There is a particular kind of cowardice that wears a necktie and speaks in complete sentences. It smells like caution, sounds like reason, and survives by never quite touching the thing it claims to condemn. Senator Jerry Moran’s response to Donald Trump’s racist AI video sits squarely in that tradition—clean, polite, and morally insufficient.
Yes, he called it racist. Yes, he said it shouldn’t have been posted. And yes, by modern Republican standards, this apparently qualifies as bravery. But let’s not confuse naming the fire with putting it out.
Moran’s statement reads like a man scolding a broken office printer. The video “should not have been posted.” An unfortunate error. A lapse in judgment. As if the President of the United States accidentally leaned on the wrong button and out popped a piece of digital minstrel propaganda depicting the first black presidential family as animals.Oops. These things happen. Let’s all move along.
This is nonsense.
What Trump (a convicted felon, let's not forget) posted was not a gaffe. It was not clumsy humor. It was not a meme gone awry. It was a deliberate deployment of one of the oldest racist tropes in Western political history, now turbocharged by AI and blasted out from the most powerful bully pulpit on Earth. That matters. History matters. Power matters.
And when a sitting U.S. senator responds to that act with a gentle verbal wrist-tap while continuing to support the man who did it, we are no longer talking about intentions. We are talking about effects.
Here’s the part too many people want to dodge: supporting a racist and supporting racist actions is functionally indistinguishable from being racist. Not in the abstract. Not in the philosophical sense. In the real world—the only one that counts.
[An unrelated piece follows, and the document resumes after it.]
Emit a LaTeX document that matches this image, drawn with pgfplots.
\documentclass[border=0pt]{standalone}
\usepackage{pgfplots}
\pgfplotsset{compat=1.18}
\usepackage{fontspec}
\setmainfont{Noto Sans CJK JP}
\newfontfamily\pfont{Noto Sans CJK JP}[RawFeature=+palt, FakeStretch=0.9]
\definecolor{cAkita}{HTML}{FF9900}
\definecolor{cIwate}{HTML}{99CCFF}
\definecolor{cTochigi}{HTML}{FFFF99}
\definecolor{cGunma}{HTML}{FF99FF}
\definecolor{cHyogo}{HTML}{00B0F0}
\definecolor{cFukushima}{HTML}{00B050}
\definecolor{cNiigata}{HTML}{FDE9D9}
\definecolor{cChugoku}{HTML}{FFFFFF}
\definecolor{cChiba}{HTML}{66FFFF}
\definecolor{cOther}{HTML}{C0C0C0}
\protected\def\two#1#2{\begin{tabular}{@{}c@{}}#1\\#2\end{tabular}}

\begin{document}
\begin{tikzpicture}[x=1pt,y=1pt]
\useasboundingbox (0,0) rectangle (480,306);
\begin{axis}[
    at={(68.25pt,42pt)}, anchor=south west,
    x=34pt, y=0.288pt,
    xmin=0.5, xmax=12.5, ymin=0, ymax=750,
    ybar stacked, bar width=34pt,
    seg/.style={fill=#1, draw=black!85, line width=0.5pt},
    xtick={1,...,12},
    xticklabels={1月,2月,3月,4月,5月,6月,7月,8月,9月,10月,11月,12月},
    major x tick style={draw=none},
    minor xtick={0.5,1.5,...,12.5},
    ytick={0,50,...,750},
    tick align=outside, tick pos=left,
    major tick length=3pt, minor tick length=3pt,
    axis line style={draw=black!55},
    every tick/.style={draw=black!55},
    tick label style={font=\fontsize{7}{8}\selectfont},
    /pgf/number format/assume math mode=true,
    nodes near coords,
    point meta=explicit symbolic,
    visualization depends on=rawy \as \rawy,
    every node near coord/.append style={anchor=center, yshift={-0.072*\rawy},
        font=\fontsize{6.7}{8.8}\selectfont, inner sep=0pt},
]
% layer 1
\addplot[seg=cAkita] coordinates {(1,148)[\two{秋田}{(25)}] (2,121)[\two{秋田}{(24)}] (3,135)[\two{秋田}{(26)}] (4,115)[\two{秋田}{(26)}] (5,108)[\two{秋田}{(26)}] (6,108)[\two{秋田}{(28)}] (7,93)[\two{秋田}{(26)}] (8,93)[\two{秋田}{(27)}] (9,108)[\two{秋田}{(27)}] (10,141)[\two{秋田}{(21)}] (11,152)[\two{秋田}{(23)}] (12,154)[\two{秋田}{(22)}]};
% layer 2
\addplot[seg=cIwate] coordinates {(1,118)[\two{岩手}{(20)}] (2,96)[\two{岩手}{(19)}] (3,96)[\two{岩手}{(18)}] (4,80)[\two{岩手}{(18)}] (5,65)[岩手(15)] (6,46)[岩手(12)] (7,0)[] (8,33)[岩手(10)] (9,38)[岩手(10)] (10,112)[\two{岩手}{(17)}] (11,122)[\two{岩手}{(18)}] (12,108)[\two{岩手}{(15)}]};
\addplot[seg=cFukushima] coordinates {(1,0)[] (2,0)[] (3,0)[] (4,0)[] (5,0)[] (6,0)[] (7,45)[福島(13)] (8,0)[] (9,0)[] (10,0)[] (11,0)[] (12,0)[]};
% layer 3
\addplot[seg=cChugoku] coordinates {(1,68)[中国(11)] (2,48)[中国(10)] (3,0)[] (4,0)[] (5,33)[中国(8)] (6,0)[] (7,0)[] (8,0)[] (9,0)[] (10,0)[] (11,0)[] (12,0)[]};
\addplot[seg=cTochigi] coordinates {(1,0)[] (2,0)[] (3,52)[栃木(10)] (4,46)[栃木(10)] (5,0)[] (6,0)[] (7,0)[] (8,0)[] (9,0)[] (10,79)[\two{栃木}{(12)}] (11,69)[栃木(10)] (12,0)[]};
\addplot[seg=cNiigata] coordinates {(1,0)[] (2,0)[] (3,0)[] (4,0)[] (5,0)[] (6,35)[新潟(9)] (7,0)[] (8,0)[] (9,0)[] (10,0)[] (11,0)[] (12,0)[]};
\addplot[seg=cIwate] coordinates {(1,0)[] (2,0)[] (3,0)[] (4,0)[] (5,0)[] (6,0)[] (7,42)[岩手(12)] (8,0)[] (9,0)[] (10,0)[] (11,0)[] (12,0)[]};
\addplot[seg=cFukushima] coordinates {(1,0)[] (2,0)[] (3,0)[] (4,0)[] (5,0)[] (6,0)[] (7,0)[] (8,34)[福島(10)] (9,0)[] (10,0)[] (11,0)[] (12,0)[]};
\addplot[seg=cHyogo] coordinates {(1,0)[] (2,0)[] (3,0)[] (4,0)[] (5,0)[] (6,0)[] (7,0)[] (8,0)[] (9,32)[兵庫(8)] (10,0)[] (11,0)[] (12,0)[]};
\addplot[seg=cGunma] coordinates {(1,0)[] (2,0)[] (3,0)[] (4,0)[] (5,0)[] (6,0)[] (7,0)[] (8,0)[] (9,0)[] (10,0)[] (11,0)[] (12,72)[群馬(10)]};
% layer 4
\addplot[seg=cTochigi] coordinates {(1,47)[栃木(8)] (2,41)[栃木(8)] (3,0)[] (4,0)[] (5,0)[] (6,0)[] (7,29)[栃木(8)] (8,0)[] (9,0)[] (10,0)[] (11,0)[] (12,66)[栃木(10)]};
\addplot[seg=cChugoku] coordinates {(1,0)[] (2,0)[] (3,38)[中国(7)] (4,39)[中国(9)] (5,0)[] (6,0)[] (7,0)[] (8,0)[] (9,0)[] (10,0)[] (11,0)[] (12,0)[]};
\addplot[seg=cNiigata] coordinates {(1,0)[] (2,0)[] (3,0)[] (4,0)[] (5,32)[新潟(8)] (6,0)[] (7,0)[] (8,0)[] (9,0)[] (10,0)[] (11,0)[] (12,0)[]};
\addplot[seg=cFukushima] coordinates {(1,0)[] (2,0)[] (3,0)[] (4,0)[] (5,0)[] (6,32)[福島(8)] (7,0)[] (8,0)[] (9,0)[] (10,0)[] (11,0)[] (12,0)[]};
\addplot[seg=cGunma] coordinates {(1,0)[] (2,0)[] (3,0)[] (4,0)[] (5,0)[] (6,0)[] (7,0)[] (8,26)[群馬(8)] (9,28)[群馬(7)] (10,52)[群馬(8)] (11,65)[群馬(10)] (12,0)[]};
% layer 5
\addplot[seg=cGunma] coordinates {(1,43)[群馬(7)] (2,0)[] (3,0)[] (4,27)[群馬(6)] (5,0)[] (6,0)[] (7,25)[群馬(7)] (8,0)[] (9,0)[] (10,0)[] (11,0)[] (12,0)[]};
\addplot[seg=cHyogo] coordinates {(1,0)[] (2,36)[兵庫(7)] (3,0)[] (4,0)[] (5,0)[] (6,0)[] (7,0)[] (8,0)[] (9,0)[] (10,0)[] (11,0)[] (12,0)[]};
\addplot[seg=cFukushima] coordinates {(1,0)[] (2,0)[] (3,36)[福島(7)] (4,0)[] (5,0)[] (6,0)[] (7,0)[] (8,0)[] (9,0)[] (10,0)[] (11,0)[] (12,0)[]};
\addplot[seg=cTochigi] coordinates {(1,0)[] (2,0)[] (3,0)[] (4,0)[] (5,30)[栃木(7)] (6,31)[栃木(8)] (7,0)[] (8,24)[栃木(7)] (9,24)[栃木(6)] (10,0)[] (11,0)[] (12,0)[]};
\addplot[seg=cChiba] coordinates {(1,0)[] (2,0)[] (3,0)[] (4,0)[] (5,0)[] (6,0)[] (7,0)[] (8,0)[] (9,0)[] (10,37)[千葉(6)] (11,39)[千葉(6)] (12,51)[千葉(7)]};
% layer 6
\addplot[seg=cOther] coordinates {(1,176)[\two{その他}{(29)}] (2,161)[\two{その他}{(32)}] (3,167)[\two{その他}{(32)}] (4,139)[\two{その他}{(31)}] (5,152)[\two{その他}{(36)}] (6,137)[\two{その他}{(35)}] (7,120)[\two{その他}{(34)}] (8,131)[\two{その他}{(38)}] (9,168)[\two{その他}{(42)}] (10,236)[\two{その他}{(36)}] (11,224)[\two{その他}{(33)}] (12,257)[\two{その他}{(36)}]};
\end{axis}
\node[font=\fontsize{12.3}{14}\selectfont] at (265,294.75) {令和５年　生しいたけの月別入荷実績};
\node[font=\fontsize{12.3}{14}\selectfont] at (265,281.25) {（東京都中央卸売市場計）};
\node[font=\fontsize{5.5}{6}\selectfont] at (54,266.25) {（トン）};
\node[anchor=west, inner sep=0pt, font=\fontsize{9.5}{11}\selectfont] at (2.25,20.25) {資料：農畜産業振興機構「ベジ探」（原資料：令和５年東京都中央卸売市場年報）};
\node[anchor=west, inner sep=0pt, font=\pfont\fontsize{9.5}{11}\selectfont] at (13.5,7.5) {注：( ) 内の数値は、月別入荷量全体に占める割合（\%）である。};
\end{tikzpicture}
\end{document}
You can condemn the act in a press release and still enable the actor. You can say “this is not who we are” while voting, fundraising, caucusing, and aligning yourself with the very machinery that keeps producing this behavior. At that point, the condemnation is decorative. It exists to soothe consciences, not to change outcomes.
And spare me the moral-equivalence defense. The “both sides mock presidents” routine is the last refuge of people who know the line has been crossed but can’t bring themselves to say so plainly. Yes, presidents have been mocked. Cruelly. Stupidly. Sometimes viciously. That is not the same thing as the President himself distributing racist imagery rooted in centuries of dehumanization. Anyone pretending otherwise is not confused—they are protecting something.
Moran’s response tries to occupy a safe middle space that no longer exists. The ground has collapsed. You are either willing to impose consequences on racist behavior (and let's face it, other tyranical and anti-democracy behavior) from the presidency, or you are willing to live with it. There is no third option labeled “respectable disapproval.”
The old saying holds because it’s brutally accurate: racist is as racist does. And in politics, enabler is as enabler enables. When leaders draw lines and then refuse to defend them, those lines become decorations—useful for press coverage, meaningless for justice.
Senator Moran wants credit for saying the right words. History will measure something else entirely: whether he was willing to act as if those words meant anything at all.